**SET EXERCISE**: Print nothing but the lines from the start of the listing below through the line that contains "reduction = [1.59, 0.50, 0.63, 0.88, 1.47, 0.37, 0.41, 0.56]". Do not include the pictures.

● ● ● ●

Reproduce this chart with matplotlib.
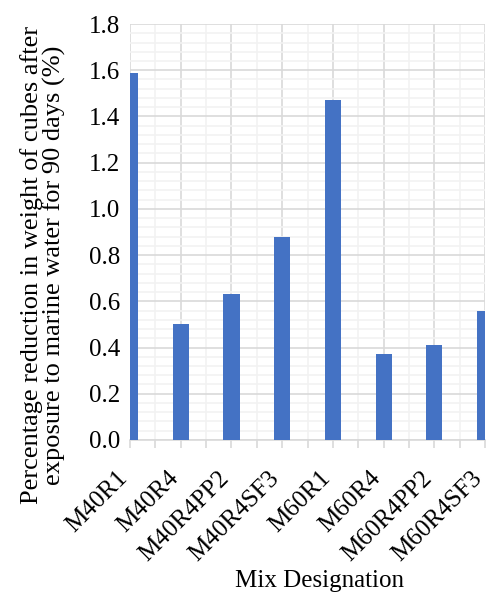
import matplotlib
matplotlib.use("Agg")
import matplotlib.pyplot as plt
from matplotlib.ticker import MultipleLocator, FormatStrFormatter
from matplotlib.transforms import ScaledTranslation

# data
mixes = ["M40R1", "M40R4", "M40R4PP2", "M40R4SF3", "M60R1", "M60R4", "M60R4PP2", "M60R4SF3"]
reduction = [1.59, 0.50, 0.63, 0.88, 1.47, 0.37, 0.41, 0.56]

plt.rcParams['font.family'] = ['Liberation Serif', 'DejaVu Serif']

fig = plt.figure(figsize=(4.87, 6.01), dpi=100)
ax = fig.add_axes([0.267, 0.268, 0.729, 0.692])

x = list(range(len(mixes)))
ax.bar(x, reduction, width=0.32, color="#4472C4", zorder=3)

ax.set_xlim(0, len(mixes) - 1)
ax.set_ylim(0, 1.8)

ax.set_xticks(x)
ax.set_xticklabels(mixes, rotation=45, ha="right", va="center", rotation_mode="anchor", fontsize=18)
ax.xaxis.set_minor_locator(MultipleLocator(0.5))
ax.yaxis.set_major_locator(MultipleLocator(0.2))
ax.yaxis.set_minor_locator(MultipleLocator(0.04))
ax.yaxis.set_major_formatter(FormatStrFormatter("%.1f"))
ax.tick_params(axis="y", which="both", length=0, labelsize=18, pad=7)
ax.tick_params(axis="x", which="both", direction="out", length=6, color="#D9D9D9", width=1.2, pad=19)

# x labels a bit to the left
shift = ScaledTranslation(-6 / 100, 0, fig.dpi_scale_trans)
for lbl in ax.get_xticklabels():
    lbl.set_transform(lbl.get_transform() + shift)

ax.grid(which="major", color="#D9D9D9", linewidth=1.2, zorder=0)
ax.grid(which="minor", color="#F2F2F2", linewidth=1.2, zorder=0)

for s in ["top", "right", "left"]:
    ax.spines[s].set_visible(False)
ax.spines["bottom"].set_color("#D9D9D9")
ax.spines["bottom"].set_linewidth(1.2)

ax.set_ylabel("Percentage reduction in weight of cubes after\nexposure to marine water for 90 days (%)",
              fontsize=19, linespacing=1.0)
ax.yaxis.set_label_coords(-0.18, 0.42)
ax.set_xlabel("Mix Designation", fontsize=18)
ax.xaxis.set_label_coords(0.535, -0.312)

fig.savefig("out.png", dpi=100)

● ● ● ●

**PROBLEM SOLUTION**:
Reproduce this chart with matplotlib.
import matplotlib
matplotlib.use("Agg")
import matplotlib.pyplot as plt
from matplotlib.ticker import MultipleLocator, FormatStrFormatter
from matplotlib.transforms import ScaledTranslation

# data
mixes = ["M40R1", "M40R4", "M40R4PP2", "M40R4SF3", "M60R1", "M60R4", "M60R4PP2", "M60R4SF3"]
reduction = [1.59, 0.50, 0.63, 0.88, 1.47, 0.37, 0.41, 0.56]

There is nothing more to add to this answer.